ARTE3041/NS3041: From Neurons to Picasso
How and Why the Brain Makes Art
Instructor: Kristopher Holland & Ilya Vilinsky
Includes a required study tour to France
Description
This course investigates how and why the brain makes art. In order to explore the basics of neuroscience and art this course combines the fields of scientific and art inquiry. The brain is an increasingly understood, but still ultimately mysterious part of the human body. At a basic level this course explores the connections between art and science. Topics include: Human Evolution, Neurophysiology, The Embodied Mind, The Emergence of Art, The Perception of Form, Color and Motion, The Philosophy of Technology, The Learning Sciences, Reason, Consciousness, and Aesthetics.
With a particular focus on the evolutionary co-development of the brain and artistic practices (from making tools, to making art and science), we aim to demonstrate how the behavior of art (Dissanayake) truly makes our species unique. In addition, we want to link this biological imperative with technological practices (art and science) found in contemporary art and design discourse in order to demonstrate how significant art was and is in the story of human beings. In essence we will show how the same biological structures, when encountering the new contexts of materiality, technology, and culture today, continue to ontologically shape or design our species.
The prevailing view most people have of visual art is that it is ‘creative self-expression,’ or worse, an isolated act of leisure. For design, most people might say it is merely functional or a solution to a problem. Similarly, most people think of the brain as simply a large, biologically- based computer that stores bits of information, retrieves them mechanistically in response to stimuli, and commands the rest of the body as if it were the pilot of an otherwise inert vessel. A fundamental goal of this course is to radically shift people’s perception of the visual arts and design toward understanding them as processes of human inquiry and ontologically significant towards affecting the trajectory of the human species. We aim to accomplish this through examination of how sensation works as a holistic interaction between the body and the mind, with input and output as a unified cycle forming an internal sensory simulation. We see this course, with its exploration of the origins of art-design inquiry via neuroscience, as a way of generating knowledge; analyzing the past in order to generate possibilities for looking to where our species is headed.
Students will not be required to have knowledge of neuroscience, design (ontological design), evolutionary theory, or contemporary art to be in this course. Rather, we envision this course as a way to create informed explorers and connoisseurs of neuroscience, art and design inquiry that understand and articulate the way scientists and artists-designers have, in both ancient and modern times, employed research methods and technologies to make sense of the world around them.

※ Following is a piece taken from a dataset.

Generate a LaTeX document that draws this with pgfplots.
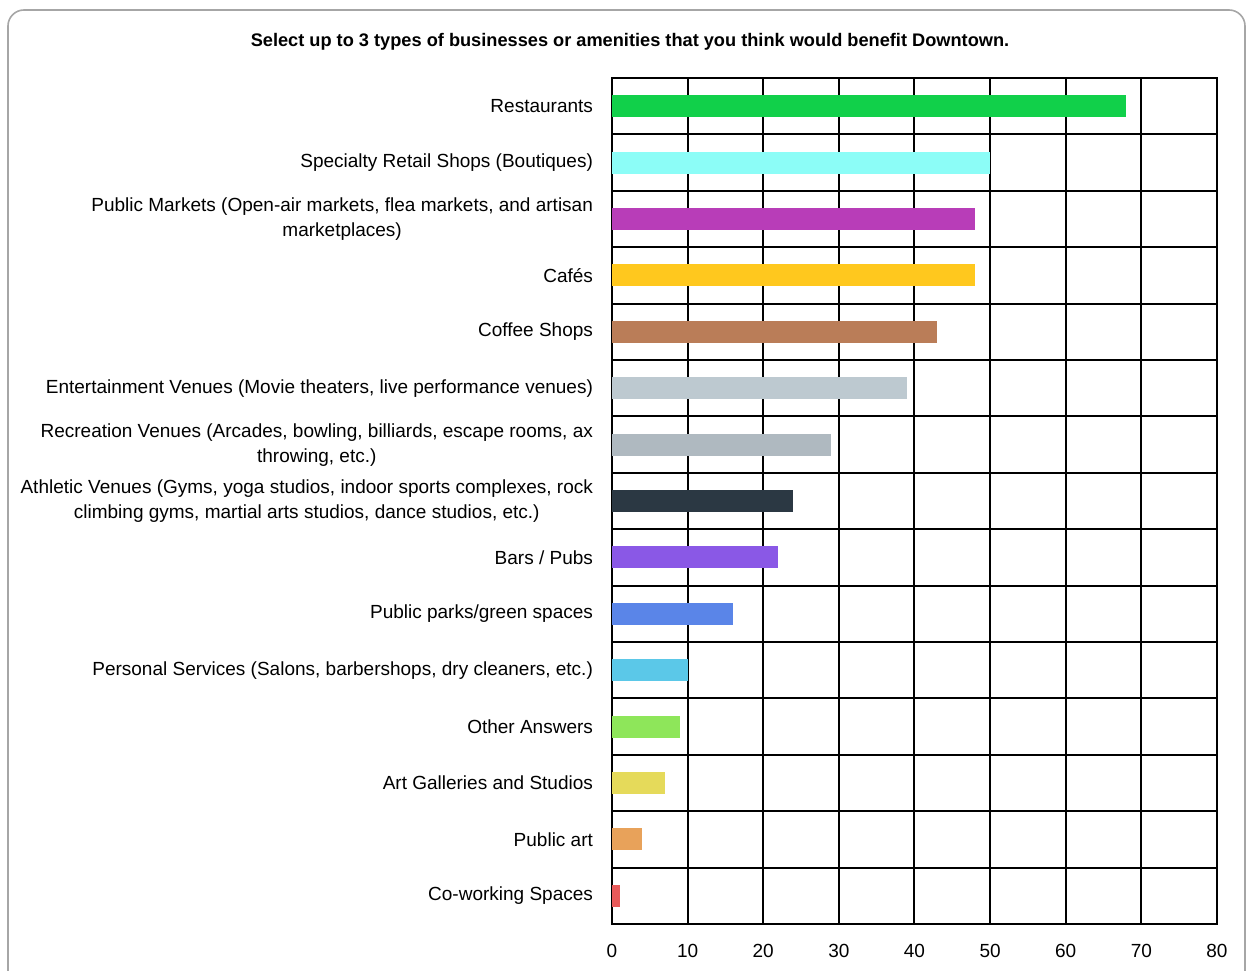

We are situating art and design as a vital inquiry and/or research process in global culture and the humanities. As a result, students will: 1) become acquainted with the aspects the history of art and design in terms of evolutionary theory, and neuroscience, 2) be aware of issues that reveal how art-design inquiry ‘makes the world,’ (ontological design) through the use of neuroscientific discourse, and 3) perhaps most importantly, students will gain respect, understanding, and become advocates for art and design as inquiry – a vital practice reflecting the implicit (neuro)biological structure of our species.
Why take this course?
This course emphasizes research/creative arts and scientific research/natural sciences to build an understanding of neuro-scientific principles and art as an inquiry practice. This course projects the view that all human beings are evolutionarily driven to make art. In order to unravel the discourse of the history of art as a human behavior it is necessary to understand how the inquiry process informs our evolutionary past and present (neuroscience). Located in galleries, museums, businesses (signage, logos, company art collections), social protests, music videos, sporting events, etc., visual art is part of the landscape of being a citizen today and, as we will discover, was 40,000 years ago. This course will educate students on what arts-based inquiry is, and how the historical and contemporary impact thinking of art this way has on all types of culture (high, low, popular, sub-cultures, etc.), and build a capacity to understand the basic principles of neuroscience.
Structured around experiential learning, and the assumption that students are not artists nor neuroscientists, the classroom discussions and project-based learning opportunities will provide the opportunity to research and contextualize real world investigations on the function of art in neuroscience. Questions we will address will include: 1) What is art? 2) What is the brain, and what does it do? 3) What role does the brain play in the overall history of image making? 4) Why art-design inquiry should be considered a behavior? 5) How does the biological imperative of art-design inquiry impact current issues in our species evolution?
This course will construct an experience through which students will progress from thinking of art and design as simply expression or problem solving, to well-informed art and design based inquiry based on neuroscience empirical research. Students will be able to deconstruct the myths of art and design as well as computation and perception, and properly place these inquiries as the vital part our brains function and evolutionary history.